Now consider what best fits for the range of values, without totally forgetting efficient storage.
- ENUM(‘M’,’F’,’O’)
This has the advantage that input errors, like a sex value of ‘!’, won’t be allowed — the closest that MySQL can come to a CHECK clause. And it’s handy that ENUMs can be searched as numerics, which for this definition would be 1 = M and 2 = F, the same as the ISO/IEC requirement. But ENUM is not standard.
- SMALLINT or TINYINT
Well, any numeric type would be okay for storing an ISO-5218-style digit. However, saying it’s SMALLINT is telling the world “it’s a number”. Just because a digit can appear in a numeric column doesn’t mean that any of the things that are meaningful for numbers (averaging, multiplying, etc.) should be applicable to ‘sex’.
- BOOLEAN
MySQL’s BOOLEAN is just a synonym for TINYINT(1) so is of no use. If we were talking about the real idea of a Boolean — a binary TRUE/FALSE — we’d better change the column name to reflect that the answers are true or false — instead of ‘sex’, the column name should be ‘is_male’.
- VARCHAR(5)
This is a bit more flexible than CHAR(1) if one fears that someday there will be a mandate to store as CID 7455 which has 5-character codes, but VARCHAR might need more space.
- BIT(1) and CHAR(0)
Speaking of needing space, a bunch of BIT columns might be more economical for storage than a bunch of CHAR(1) columns, with MyISAM. And for the CHAR(0) trick, see a 2008 post from Percona. BIT(1) and CHAR(0) would only be for people desperate to save bytes; in other respects they are the worst choice.
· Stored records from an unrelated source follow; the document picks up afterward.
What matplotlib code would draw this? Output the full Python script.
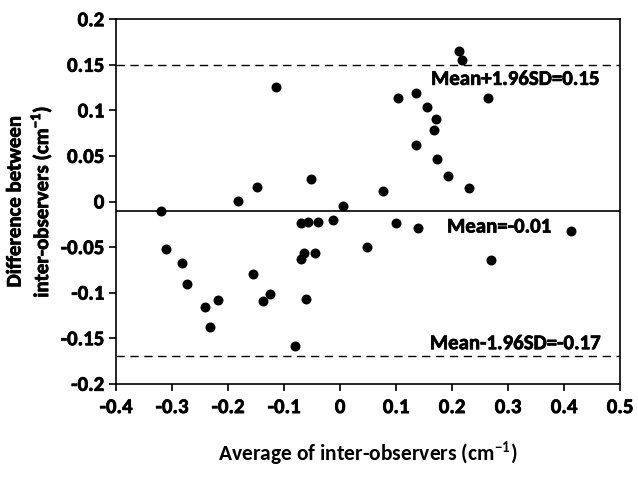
import numpy as np
import matplotlib
matplotlib.use('Agg')
import matplotlib.pyplot as plt
import matplotlib.patheffects as pe

plt.rcParams['font.family'] = ['Carlito', 'Lato', 'DejaVu Sans']
plt.rcParams['mathtext.fontset'] = 'custom'
plt.rcParams['mathtext.rm'] = 'Carlito:bold'
plt.rcParams['mathtext.bf'] = 'Carlito:bold'

# Bland-Altman data
avg = [-0.114, -0.149, -0.052, -0.182,
       0.212, 0.217, 0.103, 0.135, 0.264, 0.155, 0.171, 0.168, 0.135, 0.173,
       0.193, 0.077, 0.230,
       -0.320, -0.311, -0.282, -0.274, -0.241, -0.218, -0.232, -0.156, -0.138,
       -0.126, -0.081, -0.070, -0.058, -0.039, -0.012, 0.006,
       -0.070, -0.064, -0.045, -0.061, 0.048,
       0.100, 0.139, 0.269, 0.413]
diff = [0.126, 0.016, 0.025, 0.001,
        0.165, 0.155, 0.114, 0.119, 0.114, 0.104, 0.090, 0.078, 0.062, 0.047,
        0.028, 0.011, 0.015,
        -0.010, -0.052, -0.067, -0.090, -0.116, -0.108, -0.138, -0.079, -0.109,
        -0.102, -0.159, -0.024, -0.023, -0.023, -0.020, -0.005,
        -0.063, -0.057, -0.056, -0.107, -0.050,
        -0.024, -0.029, -0.064, -0.032]

mean_diff = -0.01
upper = 0.15
lower = -0.17

bold = [pe.withStroke(linewidth=0.5, foreground='black')]

fig = plt.figure(figsize=(6.38, 4.81), dpi=100)
ax = fig.add_axes([0.182, 0.200, 0.790, 0.758])

ax.scatter(avg, diff, s=38, color='black', zorder=3)
ax.axhline(mean_diff, color='black', lw=1.2)
ax.axhline(upper, color='black', lw=1.0, ls=(0, (6, 4)))
ax.axhline(lower, color='black', lw=1.0, ls=(0, (6, 4)))

for x, y, s in [(0.313, 0.134, 'Mean+1.96SD=0.15'),
                (0.284, -0.028, 'Mean=-0.01'),
                (0.313, -0.156, 'Mean-1.96SD=-0.17')]:
    ax.text(x, y, s, ha='center', va='center', fontsize=15,
            fontweight='bold', path_effects=bold)

ax.set_xlim(-0.4, 0.5)
ax.set_ylim(-0.2, 0.2)
xticks = np.round(np.arange(-0.4, 0.51, 0.1), 1)
yticks = np.round(np.arange(-0.2, 0.201, 0.05), 2)
ax.set_xticks(xticks)
ax.set_xticklabels(['0' if t == 0 else f'{t:g}' for t in xticks])
ax.set_yticks(yticks)
ax.set_yticklabels(['0' if t == 0 else f'{t:g}' for t in yticks])
ax.tick_params(direction='out', length=5, width=1.2, labelsize=15)
ax.tick_params(axis='x', pad=6)
for lab in ax.get_xticklabels() + ax.get_yticklabels():
    lab.set_fontweight('bold')
    lab.set_path_effects(bold)
for sp in ax.spines.values():
    sp.set_linewidth(1.2)

ax.set_xlabel('Average of inter-observers (cm$^{-1}$)', fontsize=15.5,
              fontweight='bold', labelpad=16)
ax.set_ylabel('Difference between\ninter-observers (cm$^{-1}$)',
              fontsize=15, fontweight='bold', labelpad=4)
ax.yaxis.label.set_path_effects(bold)

fig.savefig('out.png', dpi=100)
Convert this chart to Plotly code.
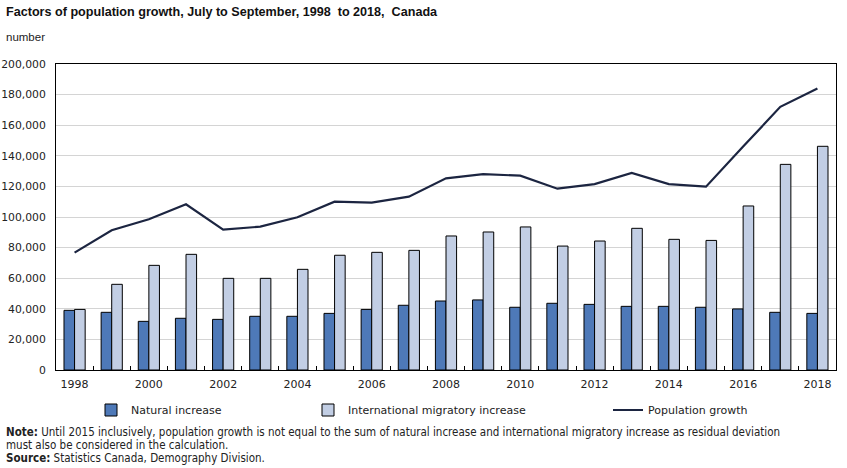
import plotly.graph_objects as go

years = list(range(1998, 2019))
natural_increase = [39000, 37700, 31800, 33800, 33100, 35100, 35100, 37000, 39600, 42300,
                    45100, 45800, 41000, 43600, 42900, 41600, 41600, 41000, 39900, 37700, 37000]
international_migratory = [39600, 56000, 68400, 75600, 59900, 59900, 65800, 75000, 76900, 78200,
                           87600, 90200, 93500, 81000, 84300, 92600, 85400, 84700, 107200, 134400, 146200]
population_growth = [76700, 91300, 98500, 108300, 91700, 93700, 99800, 110000, 109400, 113300,
                     125300, 128000, 127000, 118500, 121500, 128800, 121500, 119800, 146000, 172000, 184000]
x_tick_labels = [str(y) for y in range(1998, 2019, 2)]

W, H = 847, 468
L, R, T, B = 56, 836, 64, 370

def xp(sx):
    return (sx - L) / (R - L)
def yp(sy):
    return (B - sy) / (B - T)
def xc(sx):
    return sx / W
def yc(sy):
    return 1 - sy / H

font_main = "DejaVu Sans, Verdana, sans-serif"
font_note = "DejaVu Sans Condensed, DejaVu Sans, sans-serif"
font_title = "Liberation Sans, Arial, sans-serif"

fig = go.Figure()
fig.add_trace(go.Bar(x=years, y=natural_increase, name="Natural increase",
                     marker=dict(color="#4E79B8", line=dict(color="#000000", width=1)),
                     legend="legend"))
fig.add_trace(go.Bar(x=years, y=international_migratory, name="International migratory increase",
                     marker=dict(color="#C2CEE4", line=dict(color="#000000", width=1)),
                     legend="legend2"))
fig.add_trace(go.Scatter(x=years, y=population_growth, name="Population growth", mode="lines",
                         line=dict(color="#1C2541", width=2.2), legend="legend3"))

legend_common = dict(orientation="h", yanchor="middle", xanchor="left", bgcolor="rgba(0,0,0,0)",
                     xref="container", yref="container",
                     font=dict(size=11, color="#222222", family=font_main))

fig.update_layout(
    width=W, height=H,
    margin=dict(l=L, r=W - R, t=T, b=H - B, autoexpand=False),
    paper_bgcolor="white", plot_bgcolor="white",
    showlegend=True,
    barmode="group", bargap=0.43, bargroupgap=0.0,
    font=dict(family=font_main, size=11, color="#222222"),
    legend=dict(x=xc(91), y=yc(410), **legend_common),
    legend2=dict(x=xc(308), y=yc(410), **legend_common),
    legend3=dict(x=xc(608), y=yc(410), **legend_common),
    xaxis=dict(range=[1997.5, 2018.5], tickmode="array", tickvals=list(range(1998, 2019, 2)),
               ticktext=x_tick_labels, ticks="", showgrid=False, zeroline=False,
               showline=True, linecolor="#000000", linewidth=1, mirror=True,
               ticklabelstandoff=4,
               tickfont=dict(size=11, color="#222222", family=font_main),
               minor=dict(tickmode="array", tickvals=[y + 0.5 for y in range(1998, 2018)],
                          ticks="inside", ticklen=4, tickcolor="#000000", showgrid=False)),
    yaxis=dict(range=[0, 200000], dtick=20000, tickformat=",", showgrid=True,
               gridcolor="#D4D4D4", gridwidth=1, zeroline=False,
               showline=True, linecolor="#000000", linewidth=1, mirror=True,
               ticks="", ticklabelstandoff=7,
               tickfont=dict(size=10.8, color="#222222", family=font_main)),
)

note_font = dict(size=11.5, color="#222222", family=font_note)
annos = [
    dict(text="<b>Factors of population growth, July to September, 1998  to 2018,  Canada</b>",
         x=xp(4), y=yp(12), font=dict(size=12.6, color="#111111", family=font_title)),
    dict(text="number", x=xp(4), y=yp(37), font=dict(size=11.5, color="#222222", family=font_title)),
    dict(text="<b>Note:</b> Until 2015 inclusively, population growth is not equal to the sum of natural increase and international migratory increase as residual deviation",
         x=xp(4), y=yp(432), font=note_font),
    dict(text="must also be considered in the calculation.", x=xp(4), y=yp(445), font=note_font),
    dict(text="<b>Source:</b> Statistics Canada, Demography Division.", x=xp(4), y=yp(458), font=note_font),
]
for a in annos:
    fig.add_annotation(xref="paper", yref="paper", xanchor="left", yanchor="middle",
                       showarrow=False, **a)

fig.write_html("out.html", config={"displayModeBar": False},
               post_script="document.body.style.margin='0px';")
Conclusion: yes, the data type should be CHAR(1).
Should there be constraints to prevent bad input?
Since we won’t use ENUM, and we can’t use a CHECK clause, how can we stop people from putting in something other than ‘M’, ‘F’, ‘O’, or NULL?
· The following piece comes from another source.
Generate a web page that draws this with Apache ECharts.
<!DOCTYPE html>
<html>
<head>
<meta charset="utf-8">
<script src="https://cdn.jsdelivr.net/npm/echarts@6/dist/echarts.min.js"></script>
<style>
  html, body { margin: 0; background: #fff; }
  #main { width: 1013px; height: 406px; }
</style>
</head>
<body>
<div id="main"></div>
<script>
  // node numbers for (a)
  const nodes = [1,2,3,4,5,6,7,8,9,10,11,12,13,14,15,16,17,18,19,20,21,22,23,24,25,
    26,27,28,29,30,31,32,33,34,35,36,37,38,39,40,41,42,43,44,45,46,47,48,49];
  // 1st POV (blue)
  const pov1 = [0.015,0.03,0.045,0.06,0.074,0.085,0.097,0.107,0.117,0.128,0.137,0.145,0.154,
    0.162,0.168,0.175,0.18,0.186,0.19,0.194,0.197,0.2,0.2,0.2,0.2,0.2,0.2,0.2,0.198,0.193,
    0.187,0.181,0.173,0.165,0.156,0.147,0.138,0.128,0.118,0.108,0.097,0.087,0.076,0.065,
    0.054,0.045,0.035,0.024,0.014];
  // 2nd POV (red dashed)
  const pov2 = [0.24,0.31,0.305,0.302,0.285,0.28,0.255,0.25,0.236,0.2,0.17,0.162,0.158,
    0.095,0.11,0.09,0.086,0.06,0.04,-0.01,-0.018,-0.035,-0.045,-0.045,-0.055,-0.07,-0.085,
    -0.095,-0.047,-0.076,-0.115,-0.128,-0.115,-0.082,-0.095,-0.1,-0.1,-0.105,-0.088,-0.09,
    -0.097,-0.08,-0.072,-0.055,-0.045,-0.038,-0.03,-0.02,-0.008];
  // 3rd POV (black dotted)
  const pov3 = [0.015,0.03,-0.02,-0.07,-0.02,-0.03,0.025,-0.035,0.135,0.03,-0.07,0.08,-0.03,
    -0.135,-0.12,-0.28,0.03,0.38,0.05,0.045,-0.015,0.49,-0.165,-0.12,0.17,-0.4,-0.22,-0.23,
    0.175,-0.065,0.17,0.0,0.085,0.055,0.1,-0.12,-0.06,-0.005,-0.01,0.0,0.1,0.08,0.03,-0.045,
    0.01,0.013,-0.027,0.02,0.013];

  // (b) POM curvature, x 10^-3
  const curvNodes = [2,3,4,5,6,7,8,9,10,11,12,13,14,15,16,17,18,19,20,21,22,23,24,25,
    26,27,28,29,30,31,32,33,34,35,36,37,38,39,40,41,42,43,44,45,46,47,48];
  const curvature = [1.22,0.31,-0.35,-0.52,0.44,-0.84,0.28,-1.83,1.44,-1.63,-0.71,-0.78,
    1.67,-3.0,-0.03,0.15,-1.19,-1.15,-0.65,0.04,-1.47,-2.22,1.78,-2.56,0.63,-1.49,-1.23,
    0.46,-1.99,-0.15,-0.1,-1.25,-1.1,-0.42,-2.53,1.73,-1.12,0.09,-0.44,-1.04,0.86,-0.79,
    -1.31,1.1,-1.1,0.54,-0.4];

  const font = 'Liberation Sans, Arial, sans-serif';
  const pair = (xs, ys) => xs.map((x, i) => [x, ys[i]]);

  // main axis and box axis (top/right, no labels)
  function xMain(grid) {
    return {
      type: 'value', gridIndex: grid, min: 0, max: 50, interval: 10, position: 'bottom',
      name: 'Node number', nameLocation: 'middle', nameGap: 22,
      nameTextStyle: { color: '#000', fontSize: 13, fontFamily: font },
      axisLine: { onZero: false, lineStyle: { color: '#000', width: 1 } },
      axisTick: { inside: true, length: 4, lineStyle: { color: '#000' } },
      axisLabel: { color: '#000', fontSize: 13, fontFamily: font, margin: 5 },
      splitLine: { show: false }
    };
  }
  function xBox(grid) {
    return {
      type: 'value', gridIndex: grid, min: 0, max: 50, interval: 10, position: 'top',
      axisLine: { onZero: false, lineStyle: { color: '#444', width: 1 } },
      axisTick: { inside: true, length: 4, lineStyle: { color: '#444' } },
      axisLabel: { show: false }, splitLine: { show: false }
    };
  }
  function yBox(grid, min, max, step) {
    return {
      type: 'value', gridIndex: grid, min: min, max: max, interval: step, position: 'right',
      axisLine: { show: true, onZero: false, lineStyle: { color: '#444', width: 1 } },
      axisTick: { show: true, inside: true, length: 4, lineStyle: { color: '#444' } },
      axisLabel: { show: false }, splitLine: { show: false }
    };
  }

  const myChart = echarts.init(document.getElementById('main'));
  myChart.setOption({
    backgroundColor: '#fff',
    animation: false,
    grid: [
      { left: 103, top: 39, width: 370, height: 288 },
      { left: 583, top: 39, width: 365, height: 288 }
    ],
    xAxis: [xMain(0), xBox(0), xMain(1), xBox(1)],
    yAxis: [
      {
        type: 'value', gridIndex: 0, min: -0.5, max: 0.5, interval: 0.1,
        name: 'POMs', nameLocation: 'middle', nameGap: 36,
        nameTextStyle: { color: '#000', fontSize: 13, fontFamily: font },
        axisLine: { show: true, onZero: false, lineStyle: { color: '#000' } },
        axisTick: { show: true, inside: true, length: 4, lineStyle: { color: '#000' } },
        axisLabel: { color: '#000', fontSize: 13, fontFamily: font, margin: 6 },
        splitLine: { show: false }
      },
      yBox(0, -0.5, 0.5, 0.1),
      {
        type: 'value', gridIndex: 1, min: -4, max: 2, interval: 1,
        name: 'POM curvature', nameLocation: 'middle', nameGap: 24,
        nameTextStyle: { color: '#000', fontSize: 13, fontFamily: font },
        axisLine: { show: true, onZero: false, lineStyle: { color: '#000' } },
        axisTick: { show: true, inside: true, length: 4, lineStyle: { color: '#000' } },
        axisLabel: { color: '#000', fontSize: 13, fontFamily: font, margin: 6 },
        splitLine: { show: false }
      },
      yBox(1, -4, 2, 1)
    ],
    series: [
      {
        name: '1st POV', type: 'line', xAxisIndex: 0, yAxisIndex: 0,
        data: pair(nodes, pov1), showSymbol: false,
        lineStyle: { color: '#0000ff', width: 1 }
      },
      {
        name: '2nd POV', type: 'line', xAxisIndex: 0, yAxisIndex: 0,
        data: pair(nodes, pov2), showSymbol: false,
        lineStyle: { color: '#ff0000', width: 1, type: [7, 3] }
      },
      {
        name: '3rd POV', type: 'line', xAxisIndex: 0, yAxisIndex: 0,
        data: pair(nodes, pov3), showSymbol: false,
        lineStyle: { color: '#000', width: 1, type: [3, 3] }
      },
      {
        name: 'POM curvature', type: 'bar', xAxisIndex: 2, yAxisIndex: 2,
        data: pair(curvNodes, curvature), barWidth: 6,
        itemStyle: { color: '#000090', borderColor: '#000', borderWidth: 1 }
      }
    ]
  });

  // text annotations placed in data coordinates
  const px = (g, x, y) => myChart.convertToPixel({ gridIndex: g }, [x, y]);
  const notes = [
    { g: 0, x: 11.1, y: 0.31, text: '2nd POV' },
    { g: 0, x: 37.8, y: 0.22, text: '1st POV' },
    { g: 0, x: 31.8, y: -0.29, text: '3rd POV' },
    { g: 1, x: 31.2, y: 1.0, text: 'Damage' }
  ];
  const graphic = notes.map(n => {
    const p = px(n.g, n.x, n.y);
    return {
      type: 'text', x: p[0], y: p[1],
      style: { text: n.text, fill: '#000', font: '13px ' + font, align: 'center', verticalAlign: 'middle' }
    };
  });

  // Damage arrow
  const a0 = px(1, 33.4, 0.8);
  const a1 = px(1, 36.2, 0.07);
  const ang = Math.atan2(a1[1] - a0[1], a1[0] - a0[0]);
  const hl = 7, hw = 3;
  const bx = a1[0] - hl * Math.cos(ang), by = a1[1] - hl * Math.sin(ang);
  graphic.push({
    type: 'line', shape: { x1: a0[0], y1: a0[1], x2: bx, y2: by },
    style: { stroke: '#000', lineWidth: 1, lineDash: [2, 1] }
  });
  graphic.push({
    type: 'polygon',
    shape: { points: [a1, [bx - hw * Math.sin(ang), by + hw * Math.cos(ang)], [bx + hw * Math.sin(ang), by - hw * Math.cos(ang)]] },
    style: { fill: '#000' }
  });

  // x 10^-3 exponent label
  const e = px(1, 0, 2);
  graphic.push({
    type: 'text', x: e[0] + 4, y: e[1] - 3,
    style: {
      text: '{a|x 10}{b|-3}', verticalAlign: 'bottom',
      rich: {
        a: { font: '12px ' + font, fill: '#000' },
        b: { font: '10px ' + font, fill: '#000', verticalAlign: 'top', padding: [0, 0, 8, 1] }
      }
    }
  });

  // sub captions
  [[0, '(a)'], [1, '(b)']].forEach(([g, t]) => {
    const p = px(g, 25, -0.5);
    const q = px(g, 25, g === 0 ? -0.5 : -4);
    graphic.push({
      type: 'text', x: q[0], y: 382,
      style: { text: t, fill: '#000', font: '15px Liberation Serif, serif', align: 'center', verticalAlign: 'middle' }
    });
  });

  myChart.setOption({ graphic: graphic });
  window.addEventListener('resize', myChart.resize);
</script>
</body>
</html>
With old versions we’d have to make views with CHECK OPTION clauses, or perhaps foreign-key references. Nowadays we can make triggers. For example:
DELIMITER // CREATE TRIGGER check_sex AFTER INSERT ON pet FOR EACH ROW BEGIN IF new.sex COLLATE latin1_bin NOT IN ('M','F','O') AND new.sex IS NOT NULL THEN SIGNAL SQLSTATE '22222' SET MESSAGE_TEXT='sex must be ''M'' or ''F'' or ''O'' or NULL'; END IF; END//
For historical reasons that’s not a MySQLish practice, though. Ordinarily I’d expect that people will hope that application code will keep the input clean, and will do periodic cleanups when they find that application code does not keep the input clean.
The Real Point
The MySQL manual is correct about the way to design a “My Pets” database. But if a database description will consistently map to items in the real big wide world, there are going to be multiple things to consider.
Don’t use ENUM because it is “not standard?” But the whole rest of this blog is about MySQL! And you go so far as to use a trigger for validation?
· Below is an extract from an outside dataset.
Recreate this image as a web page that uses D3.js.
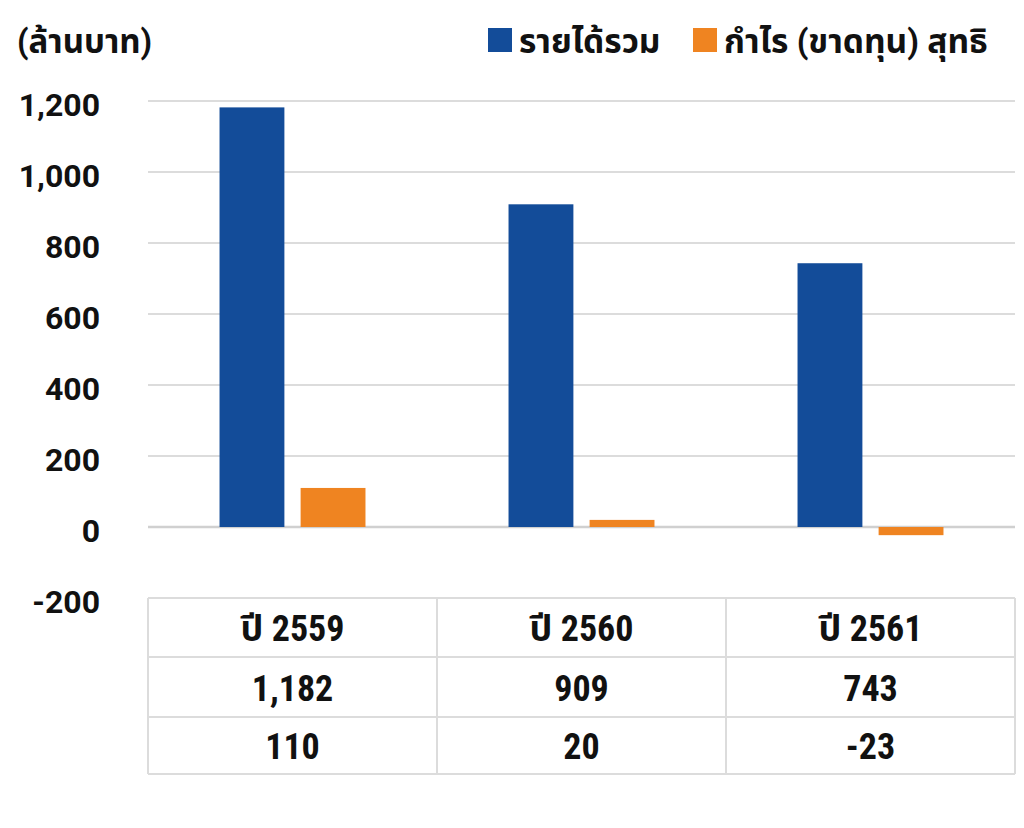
<!DOCTYPE html>
<html><head><meta charset="utf-8">
<script src="https://cdn.jsdelivr.net/npm/d3@7"></script>
<style>
body{margin:0;background:#fff;}
text{font-family:Roboto,"Noto Sans","Noto Sans Thai",sans-serif;font-weight:700;fill:#111;}
.tbl{font-family:"Liberation Sans Narrow","Roboto Condensed",Roboto,"Noto Sans Thai",sans-serif;}
</style></head>
<body><svg id="c" width="1024" height="828"></svg>
<script>
const categories = ["ปี 2559", "ปี 2560", "ปี 2561"];
const seriesNames = ["รายได้รวม", "กำไร (ขาดทุน) สุทธิ"];
const revenue = [1182, 909, 743];
const profit = [110, 20, -23];
const revenueLabels = ["1,182", "909", "743"];
const profitLabels = ["110", "20", "-23"];
const yTicks = [-200, 0, 200, 400, 600, 800, 1000, 1200];
const unitLabel = "(ล้านบาท)";
const colors = ["#134c99", "#ef8421"];

(function(){
const svg = d3.select("#c");
const mLeft = 148, mRight = 1015, mTop = 101, mBottom = 598;
const x = d3.scaleBand().domain(categories).range([mLeft, mRight]).paddingInner(0.495).paddingOuter(0.2475);
const xs = d3.scaleBand().domain([0, 1]).range([0, x.bandwidth()]).paddingInner(0.2);
const y = d3.scaleLinear().domain([-200, 1200]).range([mBottom, mTop]);
const xcol = d3.scaleBand().domain(categories).range([mLeft, mRight]);

svg.append("g").selectAll("line").data(yTicks.filter(d => d >= 0)).join("line")
  .attr("x1", mLeft).attr("x2", mRight)
  .attr("y1", d => y(d)).attr("y2", d => y(d))
  .attr("stroke", d => d === 0 ? "#d0d0d0" : "#dcdcdc")
  .attr("stroke-width", d => d === 0 ? 2.5 : 2);

const fmt = d3.format(",");
const yAxis = d3.axisLeft(y).tickValues(yTicks).tickSize(0).tickPadding(0)
  .tickFormat(d => fmt(d).replace("\u2212", "-"));
const ya = svg.append("g").attr("transform", "translate(100,0)").call(yAxis);
ya.select(".domain").remove();
ya.selectAll("text").attr("font-size", 32).attr("font-family", "Roboto,sans-serif").attr("font-weight", 700).attr("fill", "#111").attr("dy", "0.44em");

const series = [revenue, profit];
series.forEach((vals, si) => {
  svg.append("g").selectAll("rect").data(vals).join("rect")
    .attr("x", (d, i) => x(categories[i]) + xs(si))
    .attr("width", xs.bandwidth())
    .attr("y", d => y(Math.max(0, d)))
    .attr("height", d => Math.abs(y(d) - y(0)))
    .attr("fill", colors[si]);
});

svg.append("text").attr("x", 17).attr("y", 53).attr("font-size", 33).text(unitLabel);

const legX = [488, 693];
seriesNames.forEach((n, i) => {
  svg.append("rect").attr("x", legX[i]).attr("y", 28).attr("width", 24).attr("height", 24).attr("fill", colors[i]);
  svg.append("text").attr("x", legX[i] + 31).attr("y", 53).attr("font-size", 33.5).text(n);
});

const rowsY = [598, 657, 717, 774];
const g = svg.append("g");
rowsY.forEach(ry => g.append("line").attr("x1", mLeft).attr("x2", mRight).attr("y1", ry).attr("y2", ry).attr("stroke", "#dcdcdc").attr("stroke-width", 2));
[mLeft, ...categories.map(c => xcol(c) + xcol.bandwidth())].forEach(cx =>
  g.append("line").attr("x1", cx).attr("x2", cx).attr("y1", rowsY[0]).attr("y2", rowsY[3]).attr("stroke", "#dcdcdc").attr("stroke-width", 2));
const rowsText = [categories, revenueLabels, profitLabels];
rowsText.forEach((row, ri) => {
  g.selectAll(null).data(row).join("text").attr("class", "tbl")
    .attr("x", (d, i) => xcol(categories[i]) + xcol.bandwidth() / 2)
    .attr("y", (rowsY[ri] + rowsY[ri + 1]) / 2 + 1)
    .attr("dy", "0.36em").attr("text-anchor", "middle").attr("font-size", 36)
    .text(d => d);
});
})();
</script></body></html>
I don’t understand what being “non standard” breaks in this case. If you export as SQL, perhaps, but if you export as CSV, the ENUM will come out as “M”, “F”, or “O”, which will be slurped right up by any other database.
I love ENUMS and use them whenever the set of values is fixed and unchanging — and even some cases where they aren’t, MySQL does the right thing if you add new values.